Ces cavernes, dont quelques-unes plongent dans des précipices affreux et perpendiculaires, ont reçu des noms particuliers, tels que Pigeon’s hugo[1] (la caverne du pigeon), Raven’s hugo (la caverne du corbeau) et Devil’s frying pan (la poêle à frire du diable). Cette dernière est située près de Cadgwith, un petit village de pêcheurs abrité par de raides collines et ayant bien ce que les Anglais appellent un caractère romantique. Là je frétai une barque ; la mer était parfaitement calme, et nul batelier de Cadgwith ne voudrait s’aventurer tout près de ces côtes dangereuses par un temps douteux. Nous tournâmes d’abord le frying pan, qui, vu de la mer, présente à coup sûr des traits grandioses : dans la sombre masse des rochers s’ouvre une arche complètement évidée qui laisse passer la lumière du jour et sous laquelle volent des oiseaux de mer. Nous poursuivîmes notre voyage par eau jusqu’à Dolor hugo, dont le vrai nom est Dollah hugo (la caverne de Dollah). Celui de Dolor, qui a prévalu dans le langage vulgaire, tient peut-être au cachet de mélancolie farouche empreint sur la physionomie générale de cet antre, où les flots se précipitent jour et nuit comme des bêtes fauves. L’entrée est formée par des rochers plissés et d’une couleur magnifique, dont la voûte s’élève à une hauteur imposante. Cette entrée est d’abord assez large pour qu’un bateau à six rangs d’avirons puisse y passer ; mais elle se rétrécit bientôt, et l’extrémité se perd dans les ténèbres.

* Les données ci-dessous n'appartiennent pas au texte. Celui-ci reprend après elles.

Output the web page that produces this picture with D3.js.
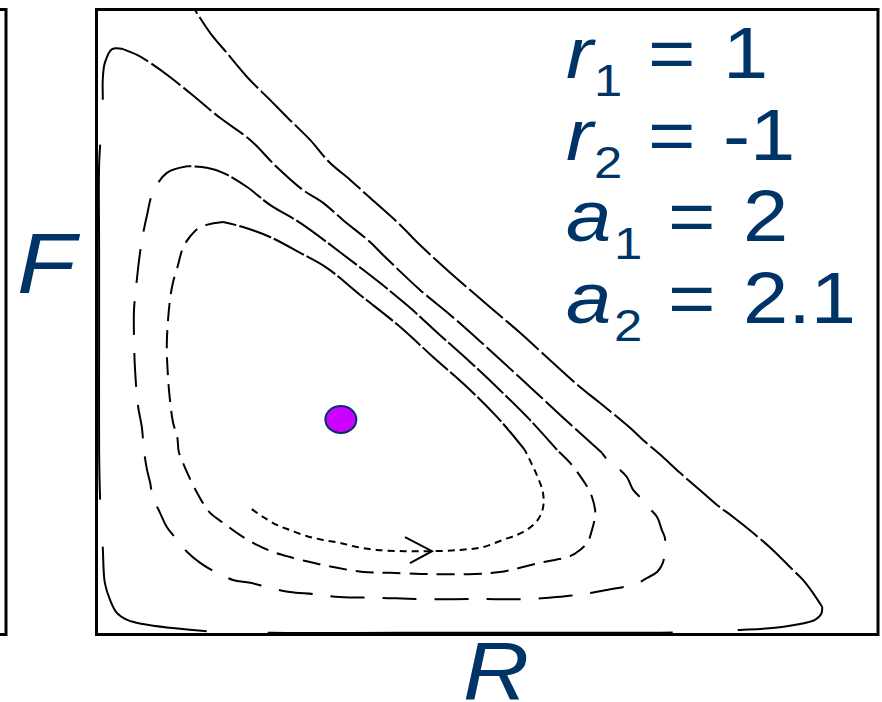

Si loin que le regard puisse s’aventurer au fond de cette cave, l’eau s’élève et retombe avec un clapotement lugubre contre les rochers. J’étais comme perdu dans le mystère et la solennité de cette scène, quand je me sentis réveillé en sursaut par une explosion formidable. Le tonnerre tombant de la voûte

  1. Hugo est un vieux mot qui, dans la langue du pays, signifie caverne.